歴代大統領は世論操作の一環として国民との心理的距離を縮める工作に力を入れた。
ドワイト・アイゼンハワー第34代大統領は閣議室にテレビカメラを入れ、そこでインタビューに応じた。閣議室が国民に公開されたのはこれが初めてだった。
ジョン・F・ケネディ第35代大統領は大統領執務室にカメラを入れさせた最初の大統領だった。
著者によれば、近年、こうした大統領による情報発信、世論操作の形式に大きな変化が生じたという。
これまで世論操作の手段として大統領が行ってきたスピーチや記者会見よりもSNSのツィッターやフェイスブックの方が手っ取り早くなってきたからだ。
バラク・オバマ氏の選挙戦略は明らかにネットを行使した新たなものだったし、2016年大統領選の民主党予備選でクリントン候補を追い詰めたバーニー・サンダース上院議員の武器はネットによる若年層への浸透だった。
■功を奏したトランプのツィッター戦術
スピーチライターも原稿草稿もいらない選挙戦を展開してきたのは、トランプ氏だった。トランプ氏にとってはツィッターは強力かつ唯一の情報発信手段だった。
トランプ氏が注目を集める発言はツィッターから発信された。元々トランプ氏は記者会見を最も嫌う。当初はインタビューすら避けた。演説などは数えただけで1、2回。つまり政治理念なり政策を理論だてて話せないのだ。
「メキシコ系不法移民はレイプ常習犯」「メキシコ国境の壁を作る」「イスラム教徒入国禁止」などなど――捨て台詞的発言はすべてツィッターから発信された。それをテレビと新聞が後追いした。「捨て台詞」はニュースになり、駆け巡った。こんな大統領候補はこれまでにいなかった。
極論だが、もしツィッターが存在しなければ、2016年の米大統領選は今とは異なる展開になっていたかもしれない。
共和党エスタブリッシュメントが推す候補者たちは、各州党支部や後援団体による旧態依然とした選挙戦略を踏襲していた。場所によっては候補者が一軒一軒個別訪問する「どぶ板作戦」を展開する候補者もいた。ツィッター力を過小評価していたのだ。
好例は、本命視されていたジェブ・ブッシュ元フロリダ州知事だった。
共和党エスタブリッシュメントがブッシュ候補を諦め、乗り換えたマルコ・ルビオ、テッド・クルーズ両上院議員もトランプ氏のツィッター戦術を抑え込むことはできなかった。
本選を70日後に控え、盤石の構えを見せるクリントン氏の知力、行政力を前にトランプ氏のツィッター作戦はどこまで通用するのか。やや陰りが見え始めた。
ちなみに本書のタイトル、「Republic of Spin」のSpinは、元々「紡ぐ」という意味だが、そこから「回す」「急回転させる」、「混乱させる」「騙す」「欺く」といった意味合いを持つ言葉として使われてきた。

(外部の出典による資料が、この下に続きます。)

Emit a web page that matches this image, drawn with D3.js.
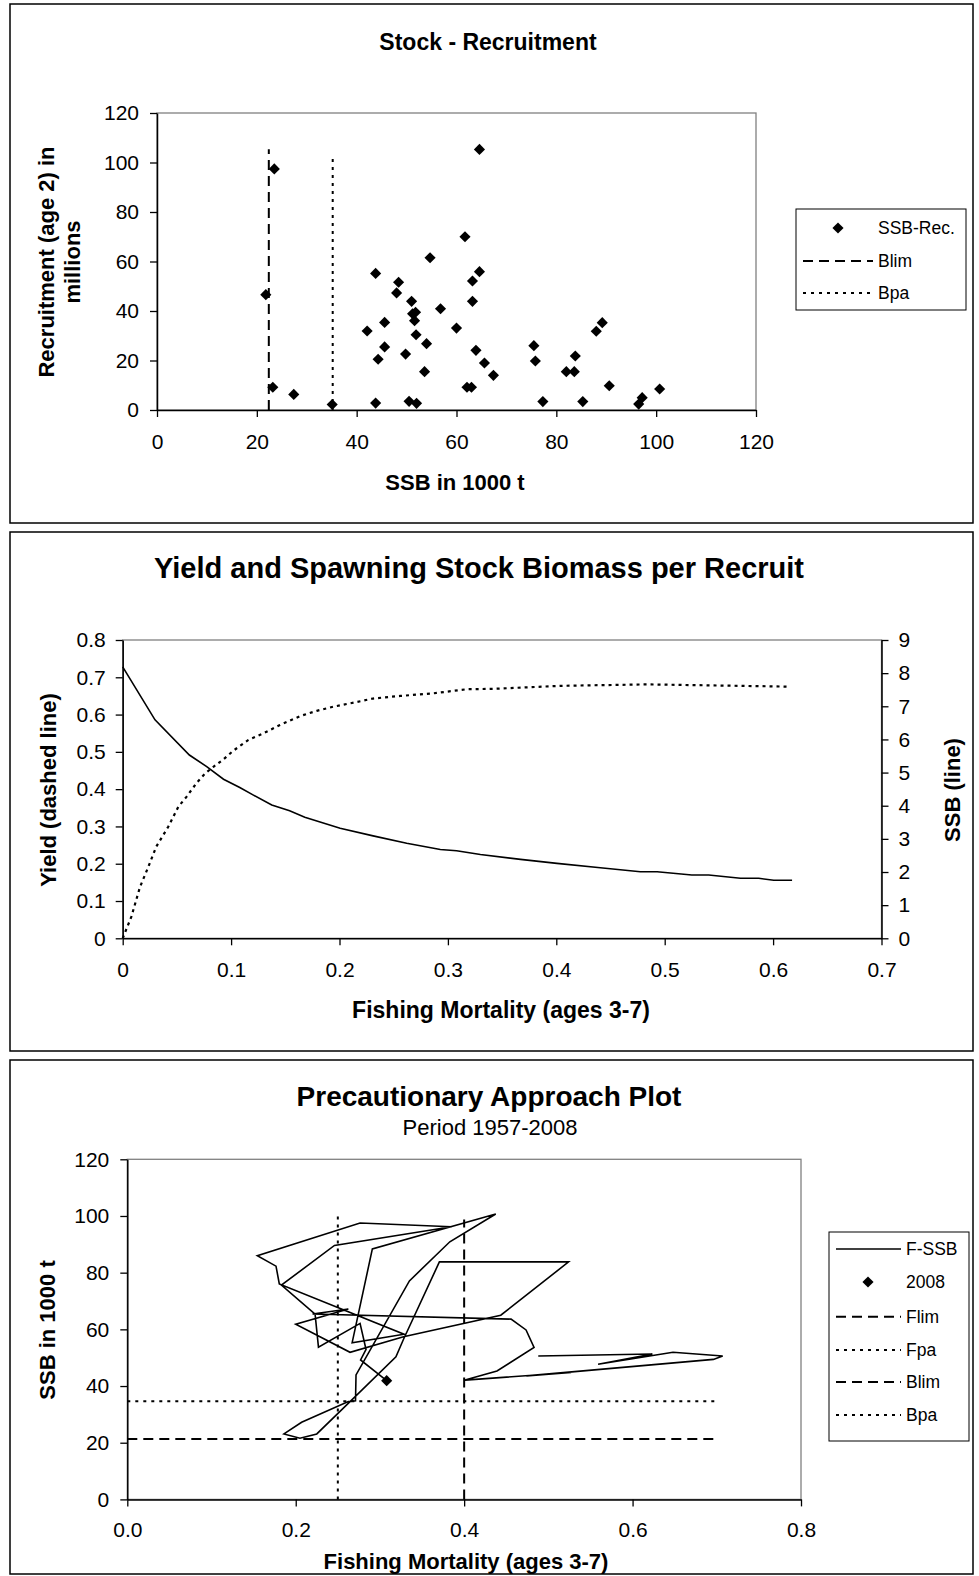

「情報操作する」というニュアンスで表現したのは著名な保守派コラムニストのウィリアム・サファイア記者だった。
時の施政者がスピン(Spin)しているのは何も米大統領や大統領候補だけではない。安定政権を謳歌する安倍晋三内閣総理大臣もその1人である。
一般大衆がリオ五輪に夢中になっている最中、その閉会式でコンピューターゲームの人気キャラクター「スーパー・マリオ」に扮して登場した。
「安倍首相の見事なPR作戦だった。米大統領は安倍さんの爪の垢でも煎じて飲むべきだ」(米主要シンクタンク研究員)という声すら聞いた。現にその直後の安倍政権の支持率は急上昇している。
情報の受け手は、「ジャーナリズムには限界がある」(鳥越俊太郎・都知事選候補)などとうそぶいている暇などないはず。警戒の上にも警戒を怠らぬ必要がある。